_To be done_
Copy word for word the lines in the records below, starting at the line with "Convert this chart to matplotlib code." and ending at the line with "plt.rcParams['mathtext.it'] = 'Liberation". Skip the pictures.

_Provided information_
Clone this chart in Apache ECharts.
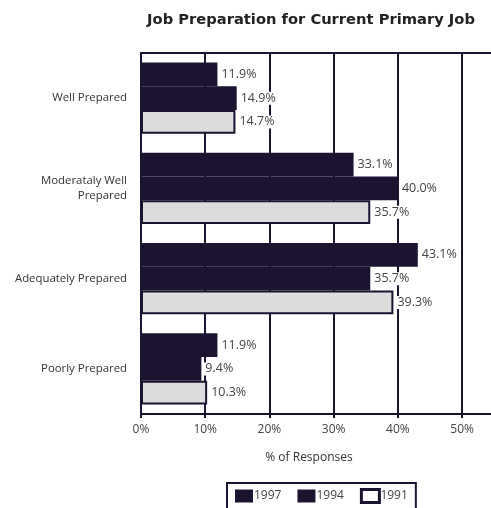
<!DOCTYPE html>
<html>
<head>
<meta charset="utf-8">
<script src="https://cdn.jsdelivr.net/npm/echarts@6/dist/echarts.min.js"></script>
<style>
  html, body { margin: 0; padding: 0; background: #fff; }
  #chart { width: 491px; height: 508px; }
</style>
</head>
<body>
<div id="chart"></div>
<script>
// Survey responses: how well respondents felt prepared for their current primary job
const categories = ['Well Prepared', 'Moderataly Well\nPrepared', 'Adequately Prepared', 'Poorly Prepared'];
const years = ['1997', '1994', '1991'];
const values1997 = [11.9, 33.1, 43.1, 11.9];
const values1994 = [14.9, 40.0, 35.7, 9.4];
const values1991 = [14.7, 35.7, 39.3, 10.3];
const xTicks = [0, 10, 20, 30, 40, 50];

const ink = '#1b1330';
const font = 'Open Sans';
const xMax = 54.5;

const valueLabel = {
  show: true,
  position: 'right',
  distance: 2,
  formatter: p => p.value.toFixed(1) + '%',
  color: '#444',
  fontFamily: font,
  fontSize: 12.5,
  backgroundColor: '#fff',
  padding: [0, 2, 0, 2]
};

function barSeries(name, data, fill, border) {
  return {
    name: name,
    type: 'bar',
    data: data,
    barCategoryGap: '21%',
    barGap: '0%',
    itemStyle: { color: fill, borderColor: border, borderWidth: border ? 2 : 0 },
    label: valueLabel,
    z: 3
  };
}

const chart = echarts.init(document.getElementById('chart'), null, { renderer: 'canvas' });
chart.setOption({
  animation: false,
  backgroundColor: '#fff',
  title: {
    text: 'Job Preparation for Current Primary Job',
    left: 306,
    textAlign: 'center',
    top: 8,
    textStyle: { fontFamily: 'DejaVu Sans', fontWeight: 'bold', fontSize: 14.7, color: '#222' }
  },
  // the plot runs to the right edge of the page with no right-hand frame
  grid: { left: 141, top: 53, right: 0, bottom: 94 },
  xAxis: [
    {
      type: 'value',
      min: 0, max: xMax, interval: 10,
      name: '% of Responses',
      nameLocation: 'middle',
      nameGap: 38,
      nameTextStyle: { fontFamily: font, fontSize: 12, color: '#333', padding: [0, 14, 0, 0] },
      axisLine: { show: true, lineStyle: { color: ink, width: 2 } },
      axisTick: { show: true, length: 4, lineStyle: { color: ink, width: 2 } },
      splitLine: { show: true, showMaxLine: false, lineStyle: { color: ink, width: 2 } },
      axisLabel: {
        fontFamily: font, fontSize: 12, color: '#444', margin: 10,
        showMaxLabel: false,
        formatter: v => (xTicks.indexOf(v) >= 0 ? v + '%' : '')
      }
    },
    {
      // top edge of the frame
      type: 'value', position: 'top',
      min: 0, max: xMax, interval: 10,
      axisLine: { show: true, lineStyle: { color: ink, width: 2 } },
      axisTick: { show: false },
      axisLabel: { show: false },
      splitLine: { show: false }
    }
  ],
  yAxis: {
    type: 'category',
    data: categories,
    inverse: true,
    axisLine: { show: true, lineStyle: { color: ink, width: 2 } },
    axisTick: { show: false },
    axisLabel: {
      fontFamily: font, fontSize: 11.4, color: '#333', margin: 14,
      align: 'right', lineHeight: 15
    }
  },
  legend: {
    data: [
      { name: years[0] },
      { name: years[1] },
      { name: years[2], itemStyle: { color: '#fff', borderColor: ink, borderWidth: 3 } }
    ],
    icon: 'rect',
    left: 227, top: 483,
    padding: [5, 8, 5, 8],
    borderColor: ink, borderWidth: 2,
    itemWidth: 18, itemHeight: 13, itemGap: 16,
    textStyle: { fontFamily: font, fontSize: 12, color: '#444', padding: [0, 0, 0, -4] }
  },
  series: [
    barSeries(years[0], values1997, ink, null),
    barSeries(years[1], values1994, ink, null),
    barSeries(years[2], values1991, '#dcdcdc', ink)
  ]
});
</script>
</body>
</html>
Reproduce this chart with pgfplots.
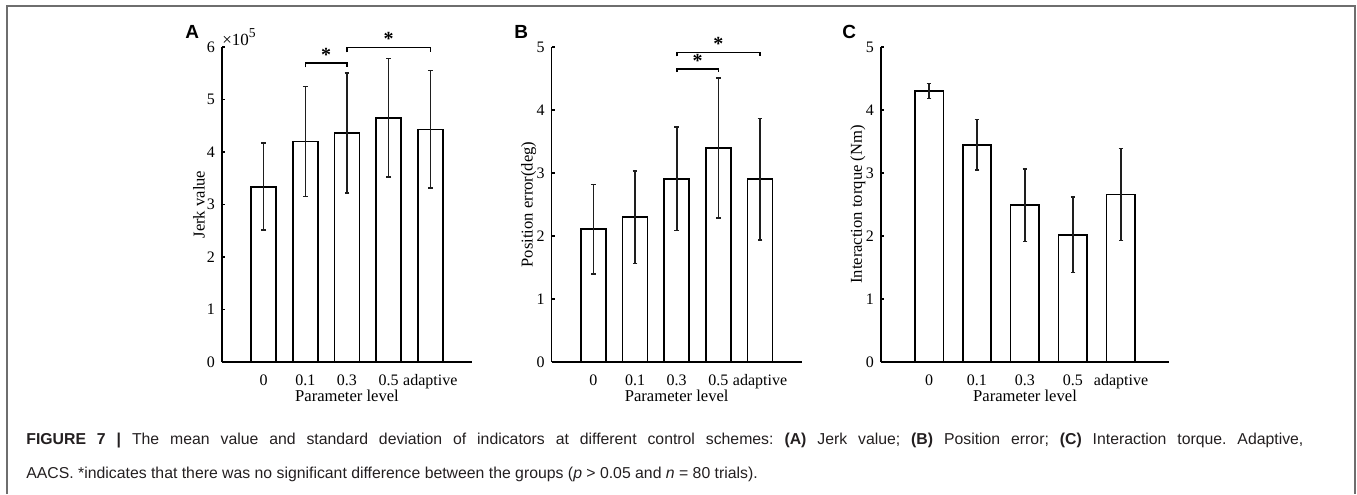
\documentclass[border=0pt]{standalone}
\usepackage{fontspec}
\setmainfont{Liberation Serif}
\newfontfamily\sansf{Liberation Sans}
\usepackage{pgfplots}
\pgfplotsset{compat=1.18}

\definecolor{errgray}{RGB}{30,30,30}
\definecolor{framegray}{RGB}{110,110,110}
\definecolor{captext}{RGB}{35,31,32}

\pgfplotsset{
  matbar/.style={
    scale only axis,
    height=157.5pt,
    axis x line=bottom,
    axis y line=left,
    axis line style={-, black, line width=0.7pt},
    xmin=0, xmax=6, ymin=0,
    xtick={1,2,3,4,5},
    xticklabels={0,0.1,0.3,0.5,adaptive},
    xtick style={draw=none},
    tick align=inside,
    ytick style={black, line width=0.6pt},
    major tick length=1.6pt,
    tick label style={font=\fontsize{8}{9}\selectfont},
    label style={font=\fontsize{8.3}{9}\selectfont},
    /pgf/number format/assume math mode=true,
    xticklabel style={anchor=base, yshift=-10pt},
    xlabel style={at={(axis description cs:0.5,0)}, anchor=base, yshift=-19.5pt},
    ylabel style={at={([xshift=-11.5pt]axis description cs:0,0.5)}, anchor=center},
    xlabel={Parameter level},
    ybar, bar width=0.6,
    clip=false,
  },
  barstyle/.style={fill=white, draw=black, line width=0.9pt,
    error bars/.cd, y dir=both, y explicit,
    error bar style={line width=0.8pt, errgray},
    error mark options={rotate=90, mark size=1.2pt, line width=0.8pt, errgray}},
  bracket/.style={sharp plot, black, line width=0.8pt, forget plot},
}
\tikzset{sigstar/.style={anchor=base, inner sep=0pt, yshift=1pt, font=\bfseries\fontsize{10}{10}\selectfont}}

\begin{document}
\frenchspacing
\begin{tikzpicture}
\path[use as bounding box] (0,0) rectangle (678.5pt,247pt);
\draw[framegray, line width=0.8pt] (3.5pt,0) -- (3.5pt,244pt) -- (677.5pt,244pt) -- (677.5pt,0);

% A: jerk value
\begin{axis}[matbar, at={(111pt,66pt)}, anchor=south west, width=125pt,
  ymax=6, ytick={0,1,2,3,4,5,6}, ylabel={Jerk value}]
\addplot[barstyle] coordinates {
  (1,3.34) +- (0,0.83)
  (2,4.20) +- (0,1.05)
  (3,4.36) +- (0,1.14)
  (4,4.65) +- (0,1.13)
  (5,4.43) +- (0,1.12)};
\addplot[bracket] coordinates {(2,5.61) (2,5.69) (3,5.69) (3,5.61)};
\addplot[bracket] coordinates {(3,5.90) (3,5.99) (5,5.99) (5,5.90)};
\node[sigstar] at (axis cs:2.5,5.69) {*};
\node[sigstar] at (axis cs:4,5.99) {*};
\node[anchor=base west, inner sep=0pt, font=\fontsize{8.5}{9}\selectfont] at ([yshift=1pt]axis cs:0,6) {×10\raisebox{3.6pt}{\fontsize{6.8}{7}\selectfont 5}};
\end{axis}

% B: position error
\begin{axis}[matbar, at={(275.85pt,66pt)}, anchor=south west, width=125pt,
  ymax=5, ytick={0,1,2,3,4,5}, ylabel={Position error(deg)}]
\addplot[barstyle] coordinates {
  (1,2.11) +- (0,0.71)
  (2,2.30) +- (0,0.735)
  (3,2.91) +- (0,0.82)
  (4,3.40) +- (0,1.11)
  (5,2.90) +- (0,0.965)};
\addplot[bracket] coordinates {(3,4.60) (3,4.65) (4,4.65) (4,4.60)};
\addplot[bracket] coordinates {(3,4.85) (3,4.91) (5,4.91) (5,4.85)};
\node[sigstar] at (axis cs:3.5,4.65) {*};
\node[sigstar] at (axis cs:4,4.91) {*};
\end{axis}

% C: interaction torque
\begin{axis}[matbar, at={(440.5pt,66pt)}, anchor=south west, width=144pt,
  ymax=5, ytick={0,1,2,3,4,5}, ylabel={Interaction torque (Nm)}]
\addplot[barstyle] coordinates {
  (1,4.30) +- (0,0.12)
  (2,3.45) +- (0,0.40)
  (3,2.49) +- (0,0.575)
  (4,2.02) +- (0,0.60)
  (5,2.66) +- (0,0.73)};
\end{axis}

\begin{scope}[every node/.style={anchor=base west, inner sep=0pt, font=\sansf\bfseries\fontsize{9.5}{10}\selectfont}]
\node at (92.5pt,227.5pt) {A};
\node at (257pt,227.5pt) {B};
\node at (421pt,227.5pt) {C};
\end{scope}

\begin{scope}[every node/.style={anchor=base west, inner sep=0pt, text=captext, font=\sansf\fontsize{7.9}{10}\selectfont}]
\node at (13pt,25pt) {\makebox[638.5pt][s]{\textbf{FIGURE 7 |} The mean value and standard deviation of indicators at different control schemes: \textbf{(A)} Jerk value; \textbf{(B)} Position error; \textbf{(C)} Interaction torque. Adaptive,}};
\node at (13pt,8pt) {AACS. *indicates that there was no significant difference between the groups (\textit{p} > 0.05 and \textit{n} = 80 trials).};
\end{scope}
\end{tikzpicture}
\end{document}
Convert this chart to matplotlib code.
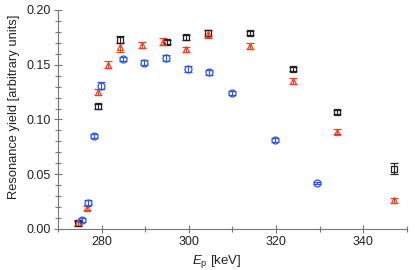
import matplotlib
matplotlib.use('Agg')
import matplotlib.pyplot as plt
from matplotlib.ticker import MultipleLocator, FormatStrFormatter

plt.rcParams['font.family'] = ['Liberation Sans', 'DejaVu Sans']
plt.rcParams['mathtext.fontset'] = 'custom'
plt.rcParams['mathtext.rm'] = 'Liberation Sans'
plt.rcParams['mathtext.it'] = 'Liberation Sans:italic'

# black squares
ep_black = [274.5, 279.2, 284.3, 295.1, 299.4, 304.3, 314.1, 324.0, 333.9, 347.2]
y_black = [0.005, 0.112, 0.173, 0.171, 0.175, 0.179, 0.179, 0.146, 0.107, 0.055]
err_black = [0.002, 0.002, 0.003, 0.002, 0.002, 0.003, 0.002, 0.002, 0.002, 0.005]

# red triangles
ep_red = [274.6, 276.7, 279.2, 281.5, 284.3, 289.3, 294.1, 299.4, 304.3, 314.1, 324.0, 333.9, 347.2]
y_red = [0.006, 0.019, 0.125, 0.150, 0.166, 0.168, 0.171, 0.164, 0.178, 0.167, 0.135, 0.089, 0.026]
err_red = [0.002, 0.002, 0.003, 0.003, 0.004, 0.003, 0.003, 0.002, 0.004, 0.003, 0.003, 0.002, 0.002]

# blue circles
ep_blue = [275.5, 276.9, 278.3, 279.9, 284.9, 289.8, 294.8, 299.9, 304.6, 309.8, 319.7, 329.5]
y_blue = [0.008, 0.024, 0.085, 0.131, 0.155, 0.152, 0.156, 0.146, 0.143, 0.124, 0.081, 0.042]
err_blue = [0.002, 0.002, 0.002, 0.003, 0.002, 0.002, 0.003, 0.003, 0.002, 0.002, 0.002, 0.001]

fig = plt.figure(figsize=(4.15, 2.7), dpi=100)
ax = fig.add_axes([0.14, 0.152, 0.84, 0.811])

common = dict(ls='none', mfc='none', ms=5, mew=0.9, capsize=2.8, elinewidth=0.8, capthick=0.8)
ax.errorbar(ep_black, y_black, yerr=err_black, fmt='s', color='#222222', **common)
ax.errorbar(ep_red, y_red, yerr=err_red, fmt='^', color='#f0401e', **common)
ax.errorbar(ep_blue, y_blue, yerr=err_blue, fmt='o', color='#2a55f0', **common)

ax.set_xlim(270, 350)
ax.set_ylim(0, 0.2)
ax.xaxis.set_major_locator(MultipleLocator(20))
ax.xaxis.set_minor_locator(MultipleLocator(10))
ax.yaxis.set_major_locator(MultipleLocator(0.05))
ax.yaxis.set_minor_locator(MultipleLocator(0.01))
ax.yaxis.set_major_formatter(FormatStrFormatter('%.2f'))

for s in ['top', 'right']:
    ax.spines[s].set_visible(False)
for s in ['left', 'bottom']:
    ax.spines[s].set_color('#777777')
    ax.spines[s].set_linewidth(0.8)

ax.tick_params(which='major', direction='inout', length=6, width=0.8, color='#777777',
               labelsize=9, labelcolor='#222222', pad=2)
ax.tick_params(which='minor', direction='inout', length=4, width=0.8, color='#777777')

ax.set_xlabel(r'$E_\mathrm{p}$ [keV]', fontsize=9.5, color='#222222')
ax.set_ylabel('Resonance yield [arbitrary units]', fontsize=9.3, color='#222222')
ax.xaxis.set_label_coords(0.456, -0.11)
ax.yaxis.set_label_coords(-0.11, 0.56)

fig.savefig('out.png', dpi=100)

_Final result_
Convert this chart to matplotlib code.
import matplotlib
matplotlib.use('Agg')
import matplotlib.pyplot as plt
from matplotlib.ticker import MultipleLocator, FormatStrFormatter

plt.rcParams['font.family'] = ['Liberation Sans', 'DejaVu Sans']
plt.rcParams['mathtext.fontset'] = 'custom'
plt.rcParams['mathtext.rm'] = 'Liberation Sans'
plt.rcParams['mathtext.it'] = 'Liberation Sans:italic'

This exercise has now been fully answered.